As for prosodic prominence in Mandarin, Chao (1968) proposed three levels of
stress, including contrasting stress, weak stress, and normal stress. Accordingly,
contrastive stress signifies the condition where speakers intend to contrast certain
elements in the sentence. For instance, in the sentence Bushi Huang xiansheng, shi
WANG xiansheng ‘It’s not Mr. Huang; it’s Mr. Wang.’, it can be seen that the speaker
puts emphasis on the surname Wang. The syllable to be contrasted is thus said to
possess contrastive stress. Contrastive stress is generally realized with a wider pitch
range and longer duration, and usually with increased loudness. Weak stress is
particularly associated with neutral tone syllables by Chao. A great number of
grammatical suffixes in Mandarin (e.g., -de ‘possessive marker’) are of neutral tones.

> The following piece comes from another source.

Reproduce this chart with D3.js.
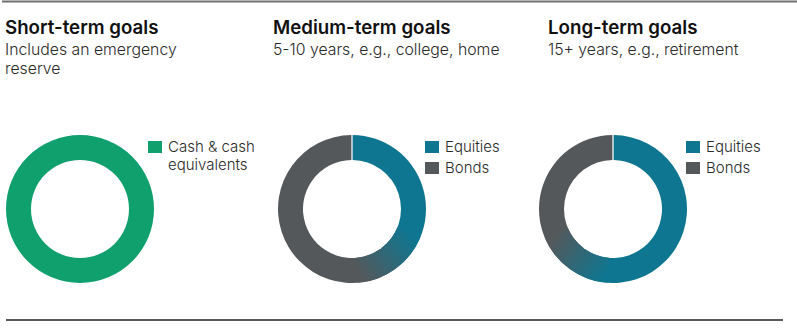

Moreover, neutral tones also have the function of distinguishing lexical meaning (e.g.,
dong1xi1 ‘east and west’ vs. dong1xi0 ‘thing’). According to Chao, the name “neutral tone” is given because the original tonal range is “flattened to practically zero” (p.44),
and the pitch height of the neutral tone syllable actually depends on the tone of its
previous syllable. As opposed to contrastive stress, neutral tone syllables are relatively
short in duration. Additionally, other identified acoustic features include low intensity,
vowel centralization, and consonant weakening, as mentioned by Chao and in other
researchers (e.g., Shi, 1994). As for normal stress, by Chao’s definition, syllables that
have neither contrastive stress nor weak stress belong to this category.
In addition to the three stratifications of stress, Chao (1968) further stated that
stress in Mandarin is manifested primarily by pitch range enlargement and duration
lengthening, and only secondarily by loudness. Later studies took Chao’s idea and
conducted a number of experiments to testify his observations. For example, in his
acoustic study on sentence stress in Mandarin, Jin (1996) found that pitch and duration
are truly the two most relevant correlates of sentence stress, with pitch ranked even
higher than duration. The systemization of stress levels is found in Pan-Mandarin ToBI,
developed by Peng, et al. (2007). Four levels of stress are identified. These four levels
and the corresponding depictions are shown in Table 2.2.
Table 2.2 Relative levels of stress in Pan-Mandarin ToBI (Peng, et al., 2007).
Stress Description
S0 syllable with lexical neutral tone
S1 syllable that has lost its lexical tonal specification (e.g., in a weakly-stressed position)
S2 syllable with substantial tone reduction (e.g. undershooting of tonal target with duration reduction)
S3 syllables with fully realized lexical tone
As can be seen, the stratification of stress in Pan-Mandarin ToBI is actually similar
to that of Chao’s (1968), except for dividing weak stress into two levels (S0 and S1),
depending on whether the syllable is lexically specified as a neutral tone syllable. In
addition, it is obvious that tonal realizations are taken as the sole criterion for
identifying stress in Pan-Mandarin ToBI. Nonetheless, it should be noted that there are
studies indicating that although pitch is an important cue for stress, it is not a necessary
cue. For instance, Shen (1993) utilized natural speech and modified the acoustic
parameters in order to see whether stress perception is harmed in lack of the F0 cue.
Results of perceptual experiments showed that without F0 information, listeners are still
able to identify stress locations. In this regard, it was concluded by Shen that in
Mandarin, no one cue is indispensable; instead, stress prominence is marked by the
integration of all relevant correlates.